Brunt was a Durham College student who was training to be a firefighter.

He died on Feb. 8, 2015, while participating in a safety course run by Newmarket’s Hershel Rescue Training System on the Saugeen River near Hanover, Ont., about an hour south of Owen Sound.

He was swept under the ice when he gear caught on a piece of rebar under the water.

Kendall, a volunteer firefighter from Point Edward, Ont., died in a similar incident in January 2010 while taking a course run by the same company.

The company’s owner, Terry Harrison, would be charged under the Occupational Health and Safety Act, but later had the charges thrown out when a judge determined he wasn’t the one technically in charge of the exercise that day.

According to French, Brunt found out about the safety training course on Facebook.

She also says that many people who want to become firefighters take these courses to learn special skills and get a leg up during interviews.

“The thing is, none of these courses have basic standards. You and I could decide ‘Hey, you know what? I know a lot about knots. I was a girl guide. Let’s you and I teach a course to would-be firefighters about ropes and knots and high angle rescue,” French says. “Let’s charge a whole bunch, we’ll post it on Facebook, people will take our course, we can decide what we teach them, we cross our fingers that nothing goes wrong. And when they’re done, you print off certificates on your computer saying course completed and they get to show it at an interview.’”

French says that there are no standards in place for training firefighters, but driving instructors are regulated. She notes that while the two have their own unique dangers, she wonders why the one has standards and regulations and the other does not.

French says that her bill sets out a framework.
“The office of the fire marshal should be responsible for overseeing this industry. Licensing instructors, regulating what is taught, ensuring that the province even needs these courses.”

Bill 10, or the Brunt and Kendall Bill, has been passed through its second reading, which means it will now be going to committee before going to the House.

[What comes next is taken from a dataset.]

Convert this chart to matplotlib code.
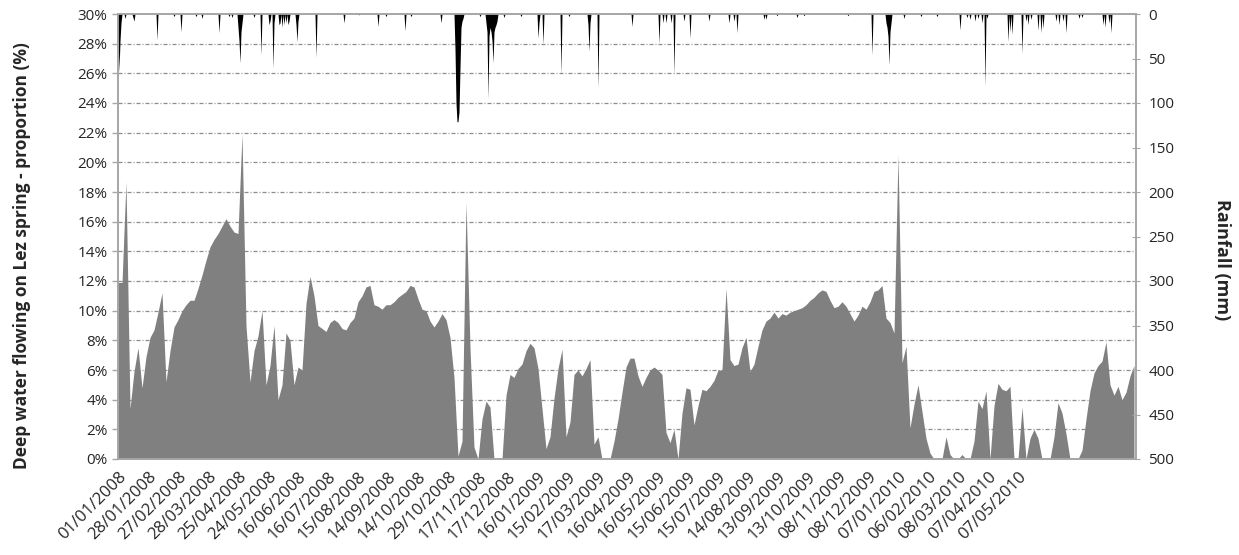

French only hopes that it will be reviewed at the committee level sooner or later.

Brunt’s father, Al, says this is only a start as the bill still needs to go through a third reading.

Al says that French stepped up in 2015 and has been working with on the family’s behalf ever since.

“Jennifer’s been a mainstay for us. She knows it she gets it,” he says. “There’s others as well, I don’t want to just single out Jennifer, but she’s been a big part of it as our connection to the government.”

He is confident that the bill will go through.

“It has to happen,” he says.

If the Bill ends up languishing in legislative purgatory, French says that she will continue to fight to improve firefighter safety.

“[Putting it on the order paper] is a huge step,” says Al. “We will continue to lobby until we get that third reading that says its law.”

Al says that, as someone who works for the government, he can see why people will give up while trying to push a bill forward like Bill 10.

He says that he has called provincial ministers and while they say he’ll hear back from them in a week or two, that’s not always the case.

“If you don’t have the persistence and the right persona to continue to push and push and push, people just give up,” he says. “People that don’t have that luxury, and don’t get fortunate enough to get somebody like Jennifer to step up and help you, you’re banging your head against the wall.”

He believes that having French “has been a Godsend.”

French says that she has been a consistent advocate on health and safety issues, but this one is very close to her heart.

“This specific issue, if it gets stuck and the government doesn’t pull it to committee … we will be chasing this government to make sure that they. We’re not just going to sit quietly and wait,” says French.